A running joke in ed policy circles is that everyone works part time for the prolific Rick Hess…but apparently I’ve got a new boss in Matt Yglesias now, too. It’s almost Dickensian, except that he’s the one who wants more about the NYT Magazine Paul Tough article that everyone is chatting and blogging about.
I said that it is the most important education article of the year, and that wasn’t a throwaway line. I think it is. But it is for the exact reason it leaves Matt hungry, it raises more questions than it answers. That’s because we’re in the midst of a very fluid time in education. On the one hand you have the greater performance pressure being put on schools, most visibly through No Child Left Behind but also via a variety of state activities. Similarly you have the pressure of charter schools, which are now numerous enough they can’t be ignored (more on that at this event tomorrow). On the other, you have a very change averse-system and really difficult challenges for educators in these communities, this is not easy work.

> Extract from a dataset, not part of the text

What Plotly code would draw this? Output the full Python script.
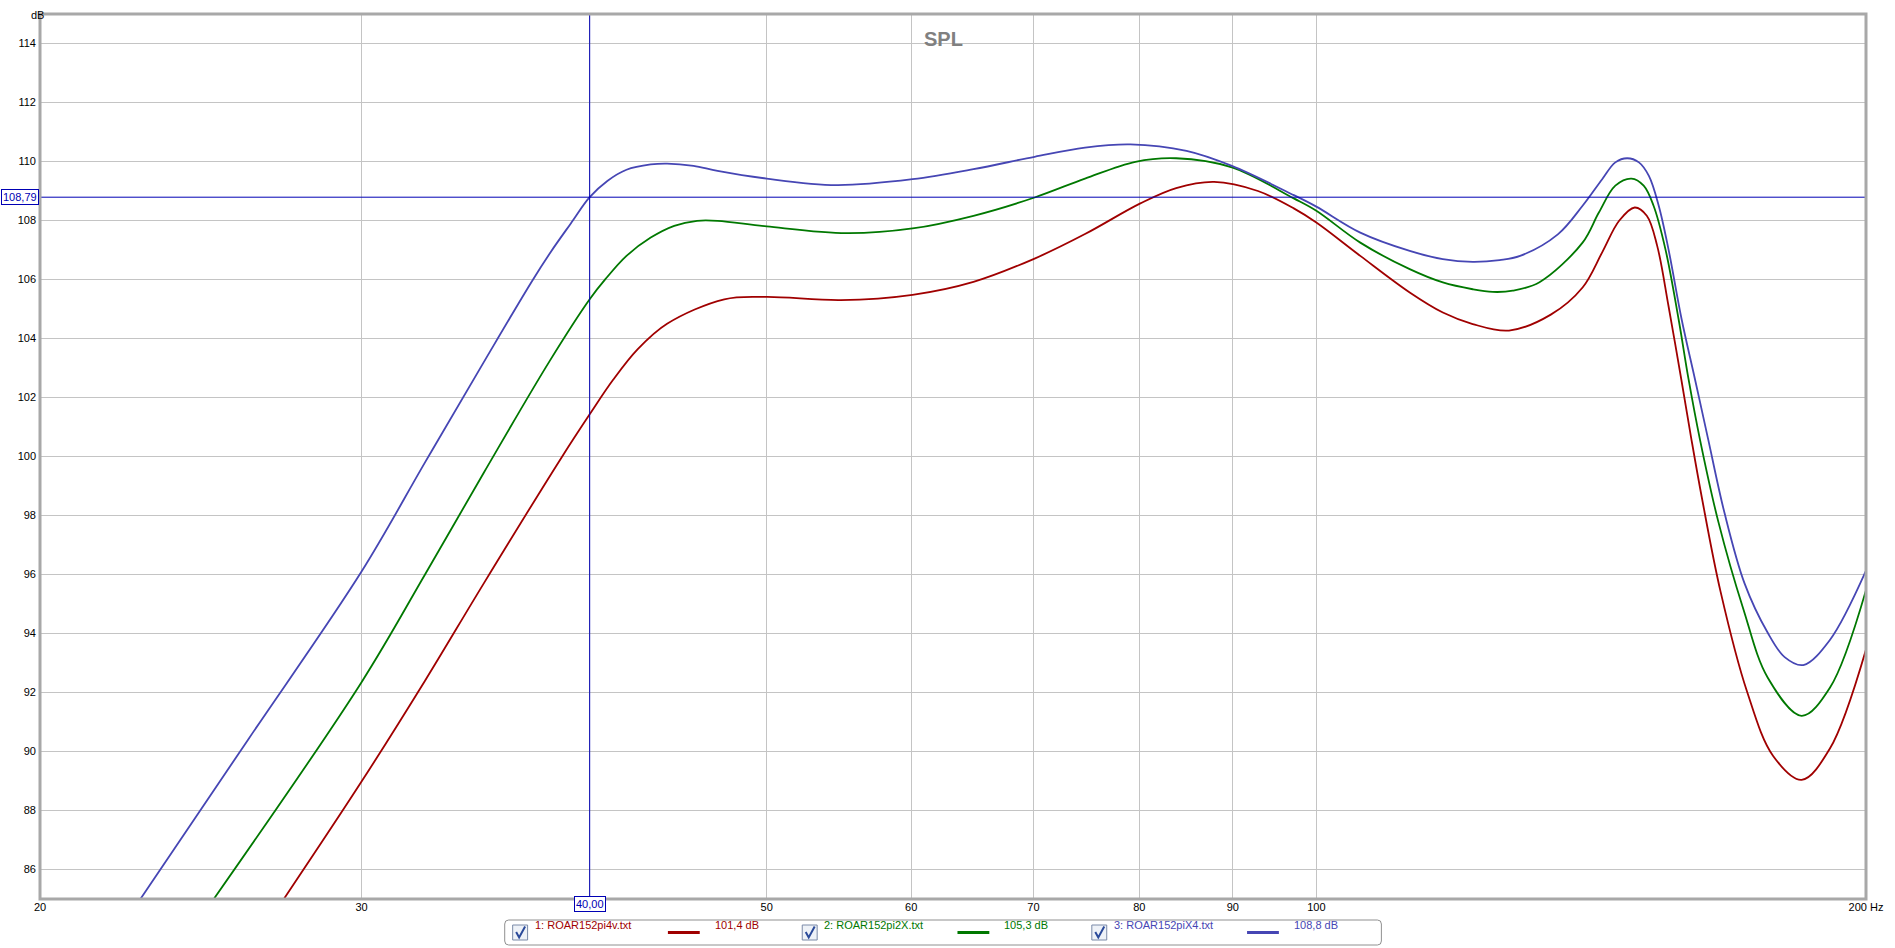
import math
import plotly.graph_objects as go

# SPL curves (Hz / dB)
freq_pi4v = [27.2, 30.0, 32.5, 35.0, 38.6, 40.0, 41.2, 42.5, 44.1, 47.4, 50.0, 54.9,
             60.1, 64.9, 70.1, 74.7, 80.1, 83.8, 87.9, 92.9, 97.2, 100.0, 105.7, 112.5, 117.3,
             121.8, 127.5, 134.4, 139.9, 143.4, 146.5, 149.4, 151.7, 153.7, 155.9, 158.5, 160.4,
             162.6, 166.5, 172.1, 177.9, 184.4, 191.1, 200.0]
spl_pi4v = [85.0, 88.98, 92.4, 95.7, 99.96, 101.43, 102.6, 103.64, 104.5, 105.33, 105.41, 105.3,
            105.48, 105.92, 106.71, 107.54, 108.58, 109.1, 109.31, 109.0, 108.41, 107.93, 106.8, 105.56, 104.88,
            104.49, 104.27, 104.81, 105.73, 106.92, 107.99, 108.44, 108.16, 107.14, 105.11, 102.56, 100.66,
            98.61, 95.41, 92.05, 89.85, 89.04, 90.1, 93.46]

freq_pi2x = [24.9, 30.0, 32.5, 35.0, 38.0, 40.0, 40.8, 41.9, 43.2, 44.5, 45.8, 47.0,
             50.0, 55.3, 60.1, 64.9, 70.1, 74.7, 79.6, 83.8, 89.9, 97.2, 100.0, 105.7, 112.5, 117.3,
             121.8, 124.9, 128.1, 132.5, 139.9, 142.8, 145.8, 148.8, 151.1, 153.0, 155.3, 157.9,
             159.9, 162.2, 166.0, 171.3, 176.7, 184.4, 191.1, 200.0]
spl_pi2x = [85.0, 92.35, 96.0, 99.45, 103.2, 105.33, 106.01, 106.8, 107.42, 107.82, 107.99, 107.99,
            107.8, 107.57, 107.73, 108.16, 108.78, 109.42, 109.99, 110.11, 109.8, 108.75, 108.33, 107.25,
            106.35, 105.9, 105.67, 105.58, 105.62, 105.91, 107.25, 108.27, 109.18, 109.42, 109.18, 108.5,
            107.03, 104.66, 102.62, 100.59, 97.8, 94.85, 92.5, 91.21, 92.16, 95.47]

freq_pix4 = [22.7, 26.0, 30.0, 32.5, 35.0, 37.2, 38.1, 39.06, 40.0, 40.9, 41.9, 43.2, 44.1, 45.6, 47.0, 50.0,
             54.6, 60.1, 64.9, 70.1, 74.7, 79.1, 84.9, 89.9, 97.2, 100.0, 105.7, 112.5, 117.3, 121.8,
             126.0, 129.3, 135.6, 139.9, 143.4, 145.8, 148.0, 150.2, 152.1, 154.0, 155.9, 158.5, 161.2,
             163.9, 167.3, 171.6, 176.6, 180.5, 184.8, 191.1, 200.0]
spl_pix4 = [85.0, 90.4, 96.1, 99.8, 103.2, 105.95, 106.95, 107.9, 108.79, 109.34, 109.72, 109.9, 109.93, 109.85,
            109.68, 109.42, 109.2, 109.4, 109.74, 110.16, 110.47, 110.58, 110.36, 109.85, 108.86, 108.47,
            107.59, 106.97, 106.69, 106.6, 106.66, 106.8, 107.53, 108.5, 109.4, 109.97, 110.11, 109.97,
            109.51, 108.5, 107.03, 104.66, 102.62, 100.59, 98.1, 95.7, 94.05, 93.2, 92.93, 93.78, 96.13]

names = ["1: ROAR152pi4v.txt", "2: ROAR152pi2X.txt", "3: ROAR152piX4.txt"]
cursor_values = ["101,4 dB", "105,3 dB", "108,8 dB"]
colors = ["#a00000", "#007800", "#4646b4"]

cursor_freq = 40.0
cursor_level = 108.79

x_ticks = [20, 30, 40, 50, 60, 70, 80, 90, 100, 200]
x_ticktext = ["20", "30", "", "50", "60", "70", "80", "90", "100", "200 Hz"]
y_ticks = list(range(86, 116, 2))

W, H = 1895, 948
L, R, T, B = 40, 20, 14, 49
PW, PH = W - L - R, H - T - B


def px(x):
    return (x - L) / PW


def py(y):
    return (T + PH - y) / PH


def rounded_box(x0, y0, x1, y1, r):
    # pixel box -> paper path with rounded corners
    pts = [
        f"M {px(x0 + r)},{py(y0)}", f"L {px(x1 - r)},{py(y0)}", f"Q {px(x1)},{py(y0)} {px(x1)},{py(y0 + r)}",
        f"L {px(x1)},{py(y1 - r)}", f"Q {px(x1)},{py(y1)} {px(x1 - r)},{py(y1)}",
        f"L {px(x0 + r)},{py(y1)}", f"Q {px(x0)},{py(y1)} {px(x0)},{py(y1 - r)}",
        f"L {px(x0)},{py(y0 + r)}", f"Q {px(x0)},{py(y0)} {px(x0 + r)},{py(y0)}", "Z",
    ]
    return " ".join(pts)


fig = go.Figure()
for f, s, n, c in zip([freq_pi4v, freq_pi2x, freq_pix4], [spl_pi4v, spl_pi2x, spl_pix4], names, colors):
    fig.add_trace(go.Scatter(x=f, y=s, name=n, mode="lines",
                             line=dict(color=c, width=1.8, shape="spline", smoothing=1.0)))

cur = "#0000b4"
shapes = [
    # cursor crosshair
    dict(type="line", xref="x", yref="paper", x0=cursor_freq, x1=cursor_freq, y0=0, y1=1,
         line=dict(color=cur, width=1)),
    dict(type="line", xref="paper", yref="y", x0=0, x1=1, y0=cursor_level, y1=cursor_level,
         line=dict(color=cur, width=1)),
    # frame
    dict(type="rect", xref="paper", yref="paper", x0=0, x1=1, y0=0, y1=1,
         line=dict(color="#a8a8a8", width=3)),
    # legend box
    dict(type="path", xref="paper", yref="paper", path=rounded_box(507, 920, 1388, 945, 4),
         line=dict(color="#909090", width=1), fillcolor="white"),
]

annotations = [
    dict(text="<b>SPL</b>", xref="paper", yref="paper", x=px(948), y=py(26), showarrow=False,
         font=dict(size=20, color="#808080", family="Liberation Sans")),
    dict(text="dB", xref="paper", yref="paper", x=px(29), y=py(7), showarrow=False,
         font=dict(size=11, color="#000", family="Liberation Sans")),
    dict(text="40,00", xref="x", yref="paper", x=math.log10(cursor_freq), y=py(912), showarrow=False,
         font=dict(size=11, color=cur, family="Liberation Sans"), bordercolor=cur, borderwidth=1,
         borderpad=1, bgcolor="white"),
    dict(text="108,79", xref="paper", yref="y", x=-0.0005, y=cursor_level, xanchor="right",
         showarrow=False, font=dict(size=11, color=cur, family="Liberation Sans"),
         bordercolor=cur, borderwidth=1, borderpad=1, bgcolor="white"),
]

# hand made legend row
for i, (n, v, c) in enumerate(zip(names, cursor_values, colors)):
    off = i * 291
    yc = py(932.5)
    shapes.append(dict(type="rect", xref="paper", yref="paper", x0=px(515 + off), x1=px(530 + off),
                       y0=py(940), y1=py(925), line=dict(color="#7a8aa8", width=1),
                       fillcolor="#eef2f8"))
    shapes.append(dict(type="path", xref="paper", yref="paper",
                       path=f"M {px(518.5 + off)},{py(932)} L {px(521.5 + off)},{py(937.5)} "
                            f"L {px(527.5 + off)},{py(926.5)}",
                       line=dict(color="#2a4a9a", width=2)))
    annotations.append(dict(text=n, xref="paper", yref="paper", x=px(535 + off), y=yc, xanchor="left",
                            showarrow=False, font=dict(size=11, color=c, family="Liberation Sans")))
    shapes.append(dict(type="line", xref="paper", yref="paper", x0=px(671 + off), x1=px(703 + off),
                       y0=yc, y1=yc, line=dict(color=c, width=3)))
    annotations.append(dict(text=v, xref="paper", yref="paper", x=px(716 + off), y=yc, xanchor="left",
                            showarrow=False, font=dict(size=11, color=c, family="Liberation Sans")))

fig.update_layout(
    width=W, height=H,
    margin=dict(l=L, r=R, t=T, b=B),
    paper_bgcolor="white", plot_bgcolor="white",
    showlegend=False,
    shapes=shapes, annotations=annotations,
    font=dict(family="Liberation Sans", size=11, color="#000"),
)
fig.update_xaxes(type="log", range=[1.30103, 2.30103], tickvals=x_ticks, ticktext=x_ticktext,
                 showgrid=True, gridcolor="#c4c4c4", gridwidth=1, zeroline=False, showline=False,
                 ticks="", tickfont=dict(size=11))
fig.update_yaxes(range=[85, 115], tickvals=y_ticks, showgrid=True, gridcolor="#c4c4c4", gridwidth=1,
                 zeroline=False, showline=False, ticks="", ticklabelstandoff=3, tickfont=dict(size=11))

fig.write_html("out.html", config={"displayModeBar": False},
               post_script="document.body.style.margin='0px';document.body.style.overflow='hidden';")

In other words, it was important not because it heralded a singular solution but rather because it framed pretty much exactly where the debate is today and the fork in the road where we find ourselves. At a small dinner in LA early last year, Alan Bersin remarked that the American future is being built (or not built) in our cities today. That’s exactly right, the frontier is long closed but the educational frontier is right near the offices of many readers of this blog. And how that story will turn out is very much up for grabs.
Now, I thought the piece was elegant in that it was about charter schools as the vehicle by which some of this change is happening without just cheerleading for charters. Tough walks through the characteristics of effective high poverty public schools and the schools he focused on are charters. But that’s a function of policy. Because of the inertia, politics, and institutional constraints, charters happen to be the sector that is the leading edge right now. Yet there is nothing magic about them. But right now if you want to change urban schools, charters are a key lever at your disposal because it’s the primary way to create new public schools.
To the debate about whether schools like the ones Tough describes are scalable, I think that they certainly are more than they have been to date. And again, I don’t think teacher turnover – a key argument against high intensity models – is necessarily always bad. Regardless, the ideas, norms, and pluralism in service provision these schools embody are certainly replicable much more broadly. We define scale too narrowly in this context.
Others have complained that the political analysis was a little simplistic, and sure it was. But, that’s really an entire additional article because educational politics are (a) complicated and (b) counterintuitive to a general reader because it’s not just left-right. And nothing Tough wrote there was outright wrong, it was just not a complete and textured picture.
Finally, I liked with the direction the story pointed at the end. Basically we have an enormous social problem here but whether or not we solve it is hardly out of our hands. However, it requires a pretty fundamental rethinking of how we do things in an industry that has changed little in a half-century despite enormous social, demographic, and labor market changes. That, of course, is why I come to work every day. I think it’s the most interesting problem in social policy. Tough gave the lay reader a window into why that is and what’s possible.
Can’t help but note in closing that some of the funders of the schools Tough profiles are attracted to them precisely because of the promise that they could change how we think about what’s realistic and possible in urban education. And that’s ultimately why I thought the Tough piece was the most important article of the year: It showed that’s happening.